The support of the lesbian, gay, bisexual and transgender, or LGBT, community has been a coveted political prize for some time in Atlanta, a bastion of live-and-let-live progressivism in the heart of the more censorious Bible Belt.

But the wooing of LGBT voters here has become particularly intense since the Nov. 3 general election, when Councilwoman Mary Norwood and former state Sen. Kasim Reed earned spots in the mayoral runoff.

“I cannot recall a mayor’s race when there’s been so much attention placed on the gay and lesbian vote,” said Jeff Graham, executive director of Georgia Equality, the state’s largest gay rights group.

“All of a sudden, overnight, it’s like an unbelievable push [to prove] who’s gayer,” added Glen Paul Freedman, chief of staff for City Council President Lisa Borders.

The LA Times reports that gays–who may make up as much as 12 percent of the population in Atlanta–are politically powerful and can change elections in the city. So the candidates, who are both Democrats, are going after the gay vote.

Today, Graham said, Atlanta’s LGBT community is divided over the two choices for mayor.

He said Norwood may have an edge, given her full support of marriage rights. Even though Atlanta’s mayor can have little effect on the state’s ban on gay marriage — passed by 76% of voters in a 2004 referendum — many gays say that the mayor nonetheless has a powerful bully pulpit.

The mayor will have real effects on gay life here, including the selection of a new police chief (Chief Richard Pennington has announced he’ll retire). That decision has gained importance to gays in the wake of the controversial raid of a gay nightclub, the Atlanta Eagle, in September.

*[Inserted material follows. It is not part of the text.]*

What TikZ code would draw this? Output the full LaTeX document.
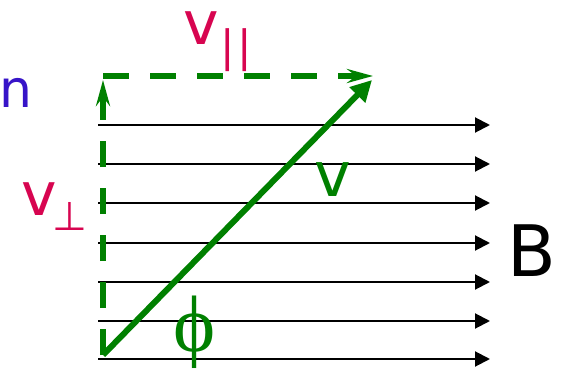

The story does a great job of giving the history of the gay vote in Atlanta and the importance gays now play in electing officials. While I’ve seen other outlets say the LGBT vote was important in the election, this is the first story that actually explains why.

But there is one curious question left unanswered: does the LGBT vote break down along race lines? What role does race play for LGBT voters?